Separation of compute and storage was initially an architectural choice by database vendors to make large scale data warehousing cheaper. Data platform vendors didn’t foresee that years later this choice will force them to be more open about where companies store their data and how they query it. Fast forward a couple of years and most data platforms now let their users to bring their own storage to the platform. This trend is accelerated by open table formats like Iceberg, Delta and Hudi. The next frontier will be querying data with a query engine of choice. The walled gardens of data platforms are starting to come down.
An alternative title for this post was “bring your own query engine”. I will take some time to talk about query engines and why there seems to be a lot of good options all of a sudden. Polars, velox, duckdb’s engine, datafusion are notable open source projects, there are other similar proprietary engines inside snowflake et al. All of these query engines are built with the same overall principle called vectorization. Some engines are faster in certain types of queries but overall they are becoming increasingly similar in terms of capabilities. Platform benchmarks are almost meaningless nowadays, no one has the secret sauce. There are some optimization tricks each engine seems to have but with enough time, the same patterns get implemented across all of them. This is good for the customer, they don’t need to pay a premium for something that is widely available.
As data platforms struggle to stand out in terms of speed, there is still much room for improvement when it comes to how easy they are to work with. This is where dbt came in. dbt has successfully innovated the user experience for building data models, which is arguably the most common workflow in data warehouse. Today, dbt is the de-facto interface for building models. A lot of the complexity of using different storage formats and query engines can be hidden behind the abstraction that dbt provides. One can use platform’s SQL engine for general purpose data modeling in dbt SQL models, and then use polars for last mile transformations with Python before finally training an ML model. This type of workflow is already very natural when using our dbt-fal adapter. All this complexity is completely hidden behind the abstractions dbt provides.
This is all possible today, but one can dream of even more flexibility. When dbt allows multiple adapters in the same project, referencing a model from one platform can trigger the most efficient data transfer between two platforms. Ubiquity of dbt can force data platforms to adapt more open data transfer protocols like arrow flight. Then different platforms can be queried with technologies like Datafusion as the data starts arriving in a streaming fashion for the most efficient outcomes.

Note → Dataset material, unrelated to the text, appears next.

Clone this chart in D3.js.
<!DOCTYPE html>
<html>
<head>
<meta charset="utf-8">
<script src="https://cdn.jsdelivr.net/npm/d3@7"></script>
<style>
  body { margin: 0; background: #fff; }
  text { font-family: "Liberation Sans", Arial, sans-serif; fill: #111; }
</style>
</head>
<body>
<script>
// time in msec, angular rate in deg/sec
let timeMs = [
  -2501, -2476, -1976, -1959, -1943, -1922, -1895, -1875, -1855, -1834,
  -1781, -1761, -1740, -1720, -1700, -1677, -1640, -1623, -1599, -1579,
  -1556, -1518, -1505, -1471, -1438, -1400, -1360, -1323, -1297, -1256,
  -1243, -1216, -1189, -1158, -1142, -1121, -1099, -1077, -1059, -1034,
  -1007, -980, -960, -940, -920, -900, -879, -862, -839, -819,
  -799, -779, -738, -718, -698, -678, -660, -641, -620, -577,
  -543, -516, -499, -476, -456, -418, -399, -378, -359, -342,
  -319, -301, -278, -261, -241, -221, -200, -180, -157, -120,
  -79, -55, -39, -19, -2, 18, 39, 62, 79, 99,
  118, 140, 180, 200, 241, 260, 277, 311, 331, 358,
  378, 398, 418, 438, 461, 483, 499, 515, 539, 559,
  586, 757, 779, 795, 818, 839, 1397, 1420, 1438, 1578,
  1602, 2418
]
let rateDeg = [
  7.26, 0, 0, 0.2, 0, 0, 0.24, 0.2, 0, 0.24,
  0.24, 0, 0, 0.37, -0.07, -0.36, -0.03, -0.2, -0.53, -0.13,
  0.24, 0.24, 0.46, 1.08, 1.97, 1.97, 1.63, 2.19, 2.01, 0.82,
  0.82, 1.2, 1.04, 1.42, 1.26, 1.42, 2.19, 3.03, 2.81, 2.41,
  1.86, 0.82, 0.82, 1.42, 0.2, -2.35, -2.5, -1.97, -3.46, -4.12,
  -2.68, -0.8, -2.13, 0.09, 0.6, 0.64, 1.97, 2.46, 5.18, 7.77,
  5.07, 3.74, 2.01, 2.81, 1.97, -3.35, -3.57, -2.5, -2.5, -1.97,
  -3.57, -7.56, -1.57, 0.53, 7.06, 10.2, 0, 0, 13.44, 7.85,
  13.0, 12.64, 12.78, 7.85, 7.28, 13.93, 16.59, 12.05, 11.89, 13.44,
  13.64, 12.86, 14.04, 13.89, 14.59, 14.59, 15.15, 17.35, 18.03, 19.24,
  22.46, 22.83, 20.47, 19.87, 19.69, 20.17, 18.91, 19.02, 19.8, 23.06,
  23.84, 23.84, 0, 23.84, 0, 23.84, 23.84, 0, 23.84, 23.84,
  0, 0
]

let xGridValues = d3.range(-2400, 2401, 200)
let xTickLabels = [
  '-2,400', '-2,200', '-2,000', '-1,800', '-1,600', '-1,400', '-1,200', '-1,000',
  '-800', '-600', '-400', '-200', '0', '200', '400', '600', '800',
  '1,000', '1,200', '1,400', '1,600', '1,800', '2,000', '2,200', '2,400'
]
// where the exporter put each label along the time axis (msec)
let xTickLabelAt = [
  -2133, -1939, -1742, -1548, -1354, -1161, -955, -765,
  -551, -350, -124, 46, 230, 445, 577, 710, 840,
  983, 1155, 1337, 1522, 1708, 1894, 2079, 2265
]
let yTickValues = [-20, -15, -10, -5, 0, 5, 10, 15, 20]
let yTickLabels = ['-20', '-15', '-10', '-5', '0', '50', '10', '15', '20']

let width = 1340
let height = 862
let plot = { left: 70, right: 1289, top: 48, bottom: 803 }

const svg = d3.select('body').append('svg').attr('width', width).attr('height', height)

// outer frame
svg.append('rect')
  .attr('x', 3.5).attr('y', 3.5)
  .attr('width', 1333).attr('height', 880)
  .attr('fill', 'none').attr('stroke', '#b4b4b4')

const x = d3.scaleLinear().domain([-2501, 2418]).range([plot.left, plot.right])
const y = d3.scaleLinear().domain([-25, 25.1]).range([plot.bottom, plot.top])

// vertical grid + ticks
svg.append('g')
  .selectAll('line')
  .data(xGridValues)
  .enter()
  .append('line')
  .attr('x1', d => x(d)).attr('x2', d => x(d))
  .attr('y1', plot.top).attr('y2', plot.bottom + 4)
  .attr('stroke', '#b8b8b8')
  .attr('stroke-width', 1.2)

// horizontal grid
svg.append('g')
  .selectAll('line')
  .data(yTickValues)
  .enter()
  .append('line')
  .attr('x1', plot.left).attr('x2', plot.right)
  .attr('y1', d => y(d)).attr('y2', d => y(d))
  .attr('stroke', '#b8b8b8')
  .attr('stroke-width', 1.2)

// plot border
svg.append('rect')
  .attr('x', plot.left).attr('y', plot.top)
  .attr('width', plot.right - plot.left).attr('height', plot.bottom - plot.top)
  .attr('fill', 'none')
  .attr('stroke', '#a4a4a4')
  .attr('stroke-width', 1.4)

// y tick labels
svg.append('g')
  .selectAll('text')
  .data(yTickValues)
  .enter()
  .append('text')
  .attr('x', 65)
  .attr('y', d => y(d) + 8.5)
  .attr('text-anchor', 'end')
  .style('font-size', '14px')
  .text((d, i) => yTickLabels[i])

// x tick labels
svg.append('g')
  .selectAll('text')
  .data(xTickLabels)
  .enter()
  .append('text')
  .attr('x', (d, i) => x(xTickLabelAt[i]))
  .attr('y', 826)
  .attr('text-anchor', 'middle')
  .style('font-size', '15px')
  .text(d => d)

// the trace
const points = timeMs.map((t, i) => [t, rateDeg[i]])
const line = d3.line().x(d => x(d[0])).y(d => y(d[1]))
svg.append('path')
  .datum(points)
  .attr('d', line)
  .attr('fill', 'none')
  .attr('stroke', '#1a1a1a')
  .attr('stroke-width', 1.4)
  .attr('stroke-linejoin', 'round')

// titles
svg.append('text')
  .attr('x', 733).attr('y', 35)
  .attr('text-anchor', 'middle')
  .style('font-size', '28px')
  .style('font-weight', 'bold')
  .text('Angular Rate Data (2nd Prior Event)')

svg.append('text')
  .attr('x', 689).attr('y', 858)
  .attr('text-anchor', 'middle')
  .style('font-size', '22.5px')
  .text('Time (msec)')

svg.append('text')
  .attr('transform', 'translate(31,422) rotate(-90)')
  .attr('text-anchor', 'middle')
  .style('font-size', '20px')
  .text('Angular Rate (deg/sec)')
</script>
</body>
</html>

In a couple years the end user can be using multiple data storage formats, plain S3 storage, different query engines, Apache Flight and several technologies that are not even invented yet. dbt’s well-thought-out abstractions will simplify the complex underlying systems, enabling users to interact with dbt in the same way, regardless of the underlying technologies in use. Each query engine and storage source needs to be built as independent dbt adapters. Of course, there is an option for a simpler and cheaper data platform, and many great teams are working towards this future. Nevertheless, nobody wants to pay more for technologies that become commodities.
Yes, the data warehouse is also unbundling. Metrics and semantic layers are good bets but dbt’s real potential is to double down as the abstraction layer of on top of the composable data warehouse.